"Hard" is such a vague statement though. There are games that are hard, sometimes unfairly so but are still entertaining, even for low skill players. Somehow I found 5 hours to watch this Noah's Dark Souls 1-3 essay. What I found fascinating is seeing how somehow with completely different skillset he approached and enjoyed the game. I am mentioning it because he "butchered" quite a few enocunters by cheesing them, and had a jolly good time doing that in most cases. Those were also encounters I enjoyed really much fighting "honorably".

I don't think having hard encounters that feel overwhelming is bad, and I don't think an ability to cheese encounters is bad.
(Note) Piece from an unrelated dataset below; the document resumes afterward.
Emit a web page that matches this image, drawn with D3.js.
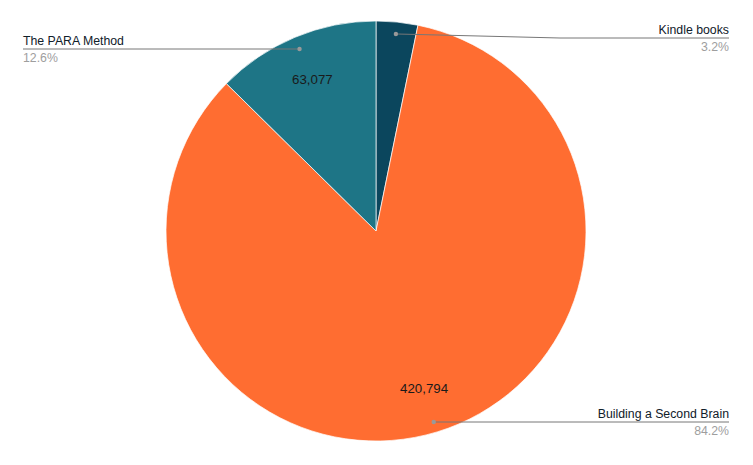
<!DOCTYPE html>
<html>
<head>
<meta charset="UTF-8">
<title>Book sales</title>
<script src="https://cdn.jsdelivr.net/npm/d3@7"></script>
<style>
  body { margin: 0; background: #fff; }
  text { font-family: Arial, "Liberation Sans", sans-serif; }
</style>
</head>
<body>
<div id="chart"></div>
<script>
    var labels = ["Kindle books", "Building a Second Brain", "The PARA Method"];
    var values = [16000, 420794, 63077];
    var colors = ["#0b465d", "#ff6d31", "#1e7586"];
    var showValue = [false, true, true];

    var width = 753, height = 465;
    var cx = 376, cy = 231, radius = 210;

    var svg = d3.select("#chart").append("svg")
        .attr("width", width).attr("height", height);

    var total = d3.sum(values);
    var data = labels.map(function (l, i) {
        return {label: l, value: values[i], color: colors[i], show: showValue[i]};
    });

    var pie = d3.pie().sort(null).value(function (d) { return d.value; });
    var arcs = pie(data);

    var arc = d3.arc().innerRadius(0).outerRadius(radius);
    var dotArc = d3.arc().innerRadius(radius * 0.943).outerRadius(radius * 0.943);
    var valArc = d3.arc().innerRadius(radius * 0.785).outerRadius(radius * 0.785);

    var g = svg.append("g").attr("transform", "translate(" + cx + "," + cy + ")");

    g.selectAll("path.slice")
        .data(arcs)
        .enter()
        .append("path")
        .attr("class", "slice")
        .attr("d", arc)
        .attr("fill", function (d) { return d.data.color; })
        .attr("stroke", "#fff")
        .attr("stroke-width", 0.7);

    g.selectAll("text.val")
        .data(arcs.filter(function (d) { return d.data.show; }))
        .enter()
        .append("text")
        .attr("class", "val")
        .attr("transform", function (d) { return "translate(" + valArc.centroid(d) + ")"; })
        .attr("text-anchor", "middle")
        .attr("dy", "0.35em")
        .attr("font-size", 13.3)
        .attr("fill", "#1a1a1a")
        .text(function (d) { return d3.format(",")(d.data.value); });

    // callout positions (absolute), per slice
    var callouts = {
        "Kindle books": {lineY: 38, bend: 560, x0: 560, x1: 729, anchor: "end"},
        "Building a Second Brain": {lineY: 422, bend: null, x0: 433, x1: 729, anchor: "end"},
        "The PARA Method": {lineY: 49, bend: null, x0: 23, x1: 300, anchor: "start"}
    };

    arcs.forEach(function (d) {
        var c = callouts[d.data.label];
        var p = dotArc.centroid(d);
        var dx = cx + p[0], dy = cy + p[1];
        var pts;
        if (c.anchor === "end") {
            pts = c.bend ? [[dx, dy], [c.bend, c.lineY], [c.x1, c.lineY]] : [[dx, c.lineY], [c.x1, c.lineY]];
        } else {
            pts = [[c.x0, c.lineY], [dx, c.lineY]];
        }
        svg.append("path")
            .attr("d", d3.line()(pts))
            .attr("fill", "none")
            .attr("stroke", "#777")
            .attr("stroke-width", 1);
        svg.append("circle")
            .attr("cx", dx).attr("cy", c.bend ? dy : c.lineY)
            .attr("r", 2.2)
            .attr("fill", "#999");

        var tx = c.anchor === "end" ? c.x1 : c.x0;
        svg.append("text")
            .attr("x", tx).attr("y", c.lineY - 4)
            .attr("text-anchor", c.anchor)
            .attr("font-size", 12.3)
            .attr("fill", "#10202a")
            .text(d.data.label);
        svg.append("text")
            .attr("x", tx).attr("y", c.lineY + 13)
            .attr("text-anchor", c.anchor)
            .attr("font-size", 12.3)
            .attr("fill", "#9e9e9e")
            .text(d3.format(".1%")(d.data.value / total));
    });
</script>
</body>
</html>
Where BG3 struggles compared to DS is that it doesn't have solid core experience. BG3 doesn't have a well balanced and designed core, so it can't really engage player in an interesting way - "mastery" of the system is unenjoyable.

That's also, I think, where the BG1&2 cheese differs from BG3. I did cloud kill to death dragons off screen, or combed time stop with multiple dragon breaths and rest between encounters etc. but I did that because I didn't want to engage with the content, not because I felt the game demands me. I knew there was encounter I could engage with and figure out, but I just coundn't be bothered. BG3 just isn't there (yet?). When it gets hard, it gets hard unfairly so - it gets hard in the way that limits valid tools at players disposal, rather then encouraging them to make most of what they have.